10th President of First Nations University of Canada
- Incumbent
- Assumed office September 7, 2021
- Preceded by: Bob Kayseas (interim)

Personal details
- Education: University of Calgary University of Saskatchewan

= Jacqueline Ottmann =

Canadian academic administrator

Jacqueline Ottmann (Misiaykimigookpaypomoytung) is a Canadian (Saulteaux) academic administrator serving as the tenth president of First Nations University of Canada since 2021.

== Life ==
Ottmann is Saulteaux and a member of the Fishing Lake First Nation. Her first language was Nakawēmowin. Ottmann's indigenous name is Misiaykimigookpaypomoytung. Her mother was a school bus driver and her father was an athlete and coach who was a First Nation chief for thirty years. Ottmann graduated from high school in Wadena, Saskatchewan. After completing a bachelor's degree in education at the University of Calgary, Ottmann worked as a high school and elementary school teacher. She earned a master's degree and Ph.D. in indigenous leadership education at the University of Saskatchewan.

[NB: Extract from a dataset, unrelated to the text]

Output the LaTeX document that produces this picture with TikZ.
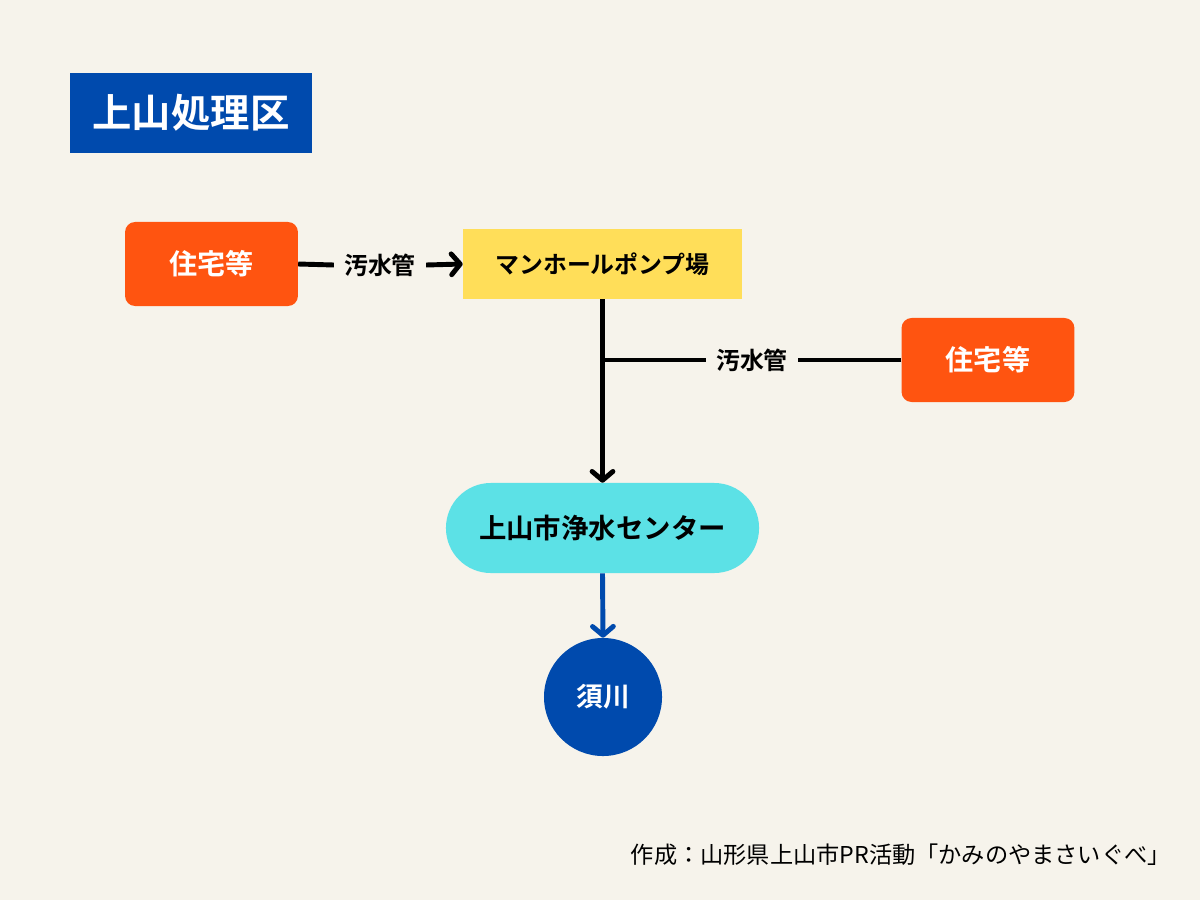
\documentclass[tikz,border=0pt]{standalone}
\usepackage{fontspec}
\setmainfont{Noto Sans CJK JP}
\newfontfamily\jpbold{Noto Sans CJK JP Bold}
\usetikzlibrary{arrows.meta}

\definecolor{bgcream}{HTML}{F6F3EB}
\definecolor{areablue}{HTML}{004AAD}
\definecolor{houseorange}{HTML}{FF5410}
\definecolor{pumpyellow}{HTML}{FFDE59}
\definecolor{plantcyan}{HTML}{5CE1E6}

\begin{document}
\begin{tikzpicture}[
		x=0.025cm, y=-0.025cm,
		box/.style={draw=none, align=center, inner sep=0pt, font=\jpbold},
		house/.style={box, fill=houseorange, text=white, rounded corners=0.25cm,
			minimum width=4.32cm, minimum height=2.1cm, font=\jpbold\fontsize{20}{24}\selectfont},
		pipe/.style={font=\jpbold\fontsize{17}{20}\selectfont, inner xsep=0.25cm, inner ysep=0pt},
		flow/.style={line width=3.5pt, black},
		arrowflow/.style={flow, -{Straight Barb[length=2.2mm,width=5.2mm,round]}},
		outflow/.style={line width=3.5pt, areablue, -{Straight Barb[length=2.2mm,width=5.2mm,round]}}
		]
		
		% Background and page size
		\fill[bgcream] (0,0) rectangle (1200,900);
		\useasboundingbox (0,0) rectangle (1200,900);
		
		% Title
		\node[box, fill=areablue, text=white, minimum width=6.05cm, minimum height=2cm,
			font=\jpbold\fontsize{28}{32}\selectfont] (title) at (191,113) {上山処理区};
		
		% Houses, pump station, plant and river
		\node[house] (house1) at (211.5,264) {住宅等};
		\node[house] (house2) at (988,360) {住宅等};
		\node[box, fill=pumpyellow, minimum width=6.975cm, minimum height=1.75cm,
			font=\jpbold\fontsize{17}{20}\selectfont] (pump) at (602.5,264) {マンホールポンプ場};
		\node[box, fill=plantcyan, rounded corners=1.12cm, minimum width=7.825cm, minimum height=2.25cm,
			font=\jpbold\fontsize{19.5}{23}\selectfont] (plant) at (602.5,528) {上山市浄水センター};
		\node[box, circle, fill=areablue, text=white, minimum size=2.95cm,
			font=\jpbold\fontsize{19}{23}\selectfont] (river) at (603,697) {須川};
		
		% Sewer pipe labels
		\node[pipe] (pipe1) at (380,265) {汚水管};
		\node[pipe] (pipe2) at (752,360) {汚水管};
		\coordinate (junction) at (603,360);
		
		% Connectors
		\draw[flow] (house1.east) -- (pipe1.west);
		\draw[arrowflow] (pipe1.east) -- (pump.west);
		\draw[arrowflow] (pump.south) -- (plant.north);
		\draw[flow] (house2.west) -- (pipe2.east);
		\draw[flow] (pipe2.west) -- (junction);
		\draw[outflow] (plant.south) -- (river.north);
		
		% Credit
		\node[anchor=east, font=\fontsize{16.5}{20}\selectfont, inner sep=0pt] (credit) at (1171,855)
			{作成：山形県上山市PR活動「かみのやまさいぐべ」};
		
	\end{tikzpicture}
\end{document}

Ottmann was an associate professor and director of indigenous education at the University of Calgary for thirteen years. In 2017, she joined the University of Saskatchewan as its inaugural vice-provost of indigenous engagement. In 2021, she was president of the Canadian Society for the Study of Education; the first indigenous person in the role. She is the founding editor of the peer-reviewed journal, Thrivance: Journal of Indigenous Ways of Being, Knowing and Doing.

On September 7, 2021, Ottmann became the tenth president of the First Nations University of Canada, succeeding interim president Bob Kayseas. She is the first woman to permanently hold the position. In 2025, an internal investigation found Ottmann had engaged in nepotism, mismanagement and ‘empire building’ at First Nations University of Canada.